The memorial meeting at the Rifah e Aam club, where Ibne, like my elder brother, escorted me, will always remain etched on my mind. As a teenager, I had the priviledge of shedding a tear on the death of a great poet. 
Ismat Chugtai was blunt. She put her finger where it hurt. 

“Shame on the women who loved his poetry but, for married life, they sought middle class security elsewhere.” Majaz describes this rejection in his masterpiece poem, Awara or Vagabond. 

The term “Middle class”, had almost derogatory implications for generations which had transited from feudalism to economic embarrassment but progressive politics. They had totally missed out on the “middle class” experience. Many of our eccentricities, it turns out, derive from that missing link. 

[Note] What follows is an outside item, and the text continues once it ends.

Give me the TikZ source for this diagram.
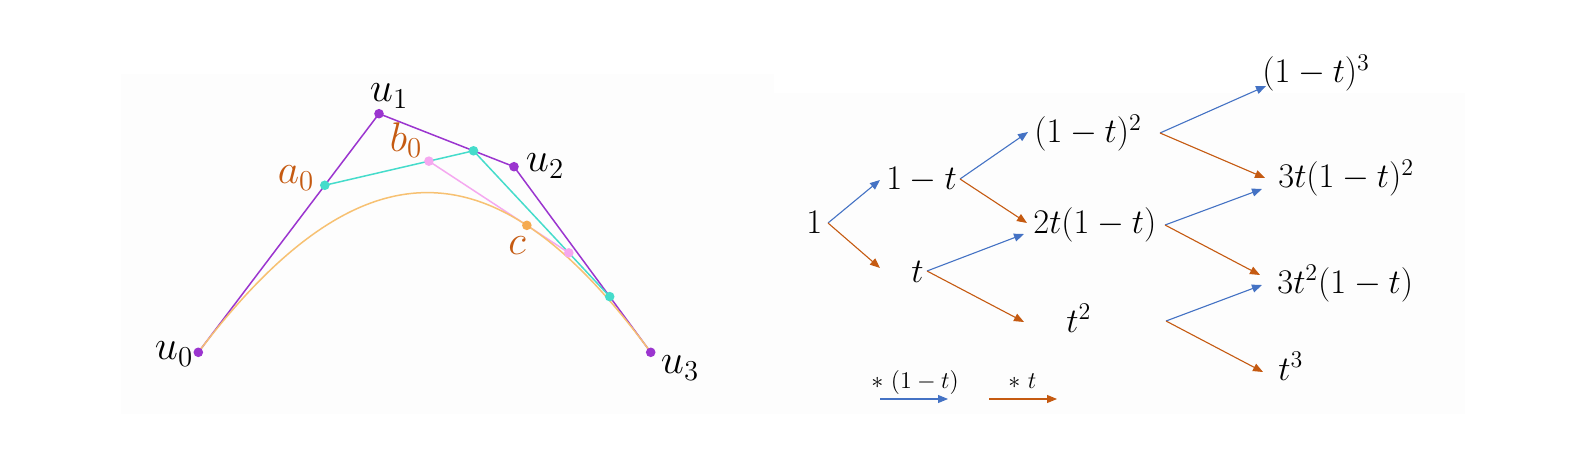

Ibne’s political acumen was spotted by Keshav Dev Malaviya, a progressive member of Nehru’s cabinet. This proximity was sought to be exploited by owners of some sugar mills in UP. For Ibne, it was not harmless drudgery. But even these adjustments did not take away from Ibne bhai his unconventional agnosticism. 
In his last days Ibne bhai was ailing but still found the strength to recite Majaz’s lines: 
“Phir iske baad subah hai, 
Aur subhe nav, Majaz 
Hum par hai khatm 
Shaame gharibaa ne Lucknow.”

(Look, a new dawn breaks. The night of Lucknow’s exiles, will end soon – along with me.)